The Scripps Institute implementation of the LTSA concept is open source as part of the "Triton" package of Matlab programs they have released. My implementation is written without having studied theirs, and as such it is almost certainly not an identical algorithm, but rather one with similar goals. Octave compatibility is a goal of my implementation, as Triton is operated via a GUI, which is not supported by Octave.
- Signal
- The entire audio recording, raw data only
- "signal" in codebase
- Division
- The signal is broken up into non-overlapping divisions, which are processed independently
- "div" in codebase
- Subdivision
- Each division contains at least one subdivision. The subdivisions may or may not overlap. The subdivisions are windowed with a Hanning window and their spectra averaged together to represent the division
- "subdiv" in codebase
ltsa.py
contains the WavLTSA
class, which is instantiated with the name of the file to be processed and an optional channel argument for multichannel files. ltsa.py
also contains the RawLTSA
class, whose constructor accepts a one dimensional numpy array of raw audio data as well as a sampling frequency argument. WavLTSA
and RawLTSA
objects have attributes that control the computation and can be changed directly or by use of the set_params()
method.
The compute()
method runs the algorithm using the current parameters of the object and stores the resulting image in the ltsa
attribute.
The crop()
method crops the image to a specified time/frequency range. Data outside this range is thrown away by cropping.
The show()
method displays the image in the current figure using pyplot.imshow()
. show()
accepts optional arguments for resizing the image. Calling show()

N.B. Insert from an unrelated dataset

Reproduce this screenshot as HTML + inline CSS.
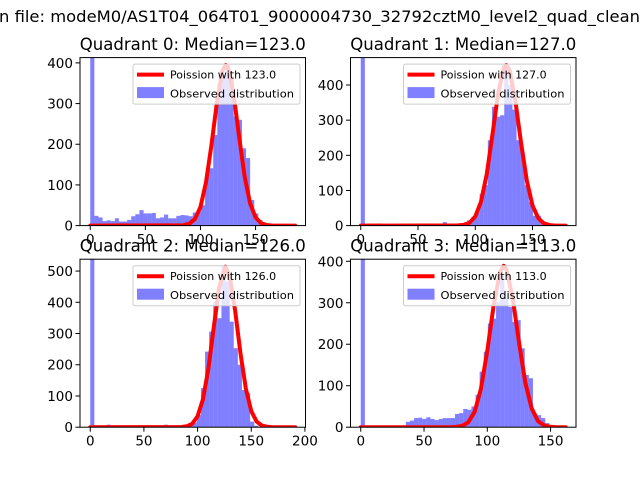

with an integer argument n
will downsample the image vertically to n
pixels of height. Calling show() with a tuple like (h, w)
will use SciPy's imresize()
to resize the image.
The ltsa_run
script is the easiest way to compute an LTSA. Alternatively, you can call ltsa_process()
directly. The ltsa_run
script currently reads the entire audio file into memory before processing -- piecewise processing is possible by reading subsections of the file and concatenating the computed LTSAs together.
In ltsa_run
there are a number of variables that control the LTSA computation:
- file: path to the file to be processed
- div_len: length of a division, in samples
- subdiv_len: length of a subdivision, in samples
- nfft: can be used to pad the FFT if desired
- noverlap: subdivision overlap, in samples
ltsa_view()
displays the resulting LTSA. The fourth and fifth arguments specify time and frequency ranges to display.
The recommended way to save an LTSA is to either save the raw ltsa_process()
output or save the figure (File -> Save As
in Matlab, print
in Octave or Matlab) as imwrite will not attach axis ticks, labels, etc.